But in most cases, there’s no way to know how many graduates factored in that average, or what the average salary was for a graduate working in a firm of 500 or more attorneys versus one in business or public service.
That may change soon. Following months of discussion, a committee reviewing the American Bar Association’s law school accreditation standards has agreed upon changes in the way law schools report graduate employment and salaries.
If approved by the ABA’s Council of the Section of Legal Education and Admissions to the Bar in March, the changes would represent the most dramatic step to date toward improving law school consumer information.
“My instinct is that they’re really going to like our recommendations,” said Jeffrey Lewis, a professor at Saint Louis University School of Law and chairman of the standards review committee. “They emphasize the importance of complete, accurate information.”
The committee settled upon the changes to Standard 509 — pertaining to employment data — during a two-day meeting in Washington on Jan. 14 and 15.
The changes largely mimic modifications adopted in December by a separate committee that drafts the annual questionnaires schools fill out so the ABA can ensure they still meet accreditation standards, but would go further. Individual schools would have to report 25th, 50th and 75th percentile salary figures for graduates in jobs requiring a juris doctor degree; jobs in which a J.D. is preferred; jobs in other professions; and nonprofessional jobs. The salary breakdowns would have to be provided for 15 job categories, including solo practitioner, government attorney, public interest work and academic.
Law schools would post these data on their Web sites for at least three years.

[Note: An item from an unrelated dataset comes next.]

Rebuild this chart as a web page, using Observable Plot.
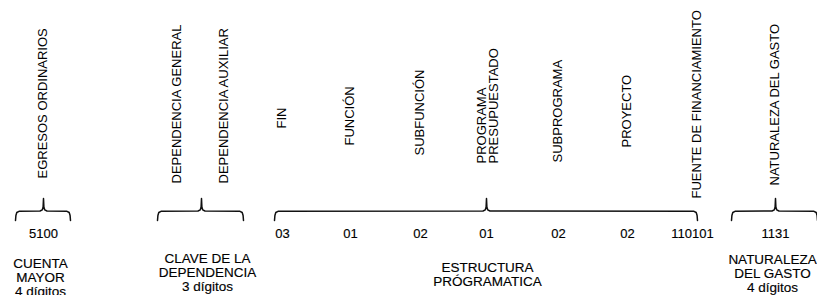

Thus, prospective law students would have much more detailed information about different types of jobs and the salaries they pay, and would have an apples-to-apples comparison between different schools.
“I’m delighted that we’re recommending [school-specific salary data] be included,” said David Yellen, dean of Loyola University Chicago School of Law and the standards review committee member who spearheaded the employment data proposal. “Up to now, students haven’t had any way to compare School A and School B in a consistent way.”
The questionnaire committee took a different approach last month, deciding to continue allowing schools to report employment figures and salary data separately, and not requiring schools to disclose their salary figures publicly. (It wants schools to report the three states in which the largest number of their graduates found jobs and plans to make job and salary information available by state, not by individual school.)
The changes recommended by the standards review committee would provide a more comprehensive picture, but still far short of reforms advocated by Law School Transparency, an organization that has been lobbying for better law school consumer information since 2009. The group has called upon schools to release salary and job information for each graduate, although names would be withheld to protect privacy.
The standards review committee never seriously considered going that far, and reaching a consensus on the actual recommendation was not easy, Yellen said. The 14-member committee debated the inclusion of school-specific salary data for several hours. “The school-specific data that we are recommending is the right thing to do,” he said. “But it’s still not perfect data.”
He noted that in general, only 41 percent of law graduates report their salaries, so the published numbers likely would still be based on a relatively small number of graduates.
The standards review committee recommended several additional changes to Standard 509:
• Law schools would have to report the number of graduates upon which their published salary figures are based.
• Law schools must stipulate whether graduates are in long-term or short-term positions, or in jobs funded by the school.
• Law schools must report on their Web sites the retention rates for conditional scholarships and provide that information when offering those scholarships.
The standards review committee took a stance — both symbolic and actual — against schools that might misrepresent their consumer information data, stipulating that consumer information “shall be complete, accurate and not misleading to a reasonable law school student or applicant.” It would require schools to “use due diligence in obtaining and verifying consumer information.”
The committee recommended adding the provision of “incomplete, inaccurate or misleading consumer information” to the offenses for which a law school could be sanctioned. The ABA already has the power to levy sanctions on those grounds — as it did against Villanova University School of Law last year, after administrators inflated the Law School Admission Test scores for several classes. But explicitly spelling out the consequences of fudging data “sends a very strong message,” Lewis said.
Finally, the proposal would allow the ABA to put law schools on probation or revoke their accreditation even if they have ended objectionable behavior and begin to comply with the standards. That would better allow the ABA to punish schools that show a pattern of violations, even if they correct those violations at the last minute, Yellen said.
The Council of the Section of Legal Education and Admissions to the Bar likely will consider the recommendations during its next meeting on March 16 and 17 in Fort Lauderdale, Fla.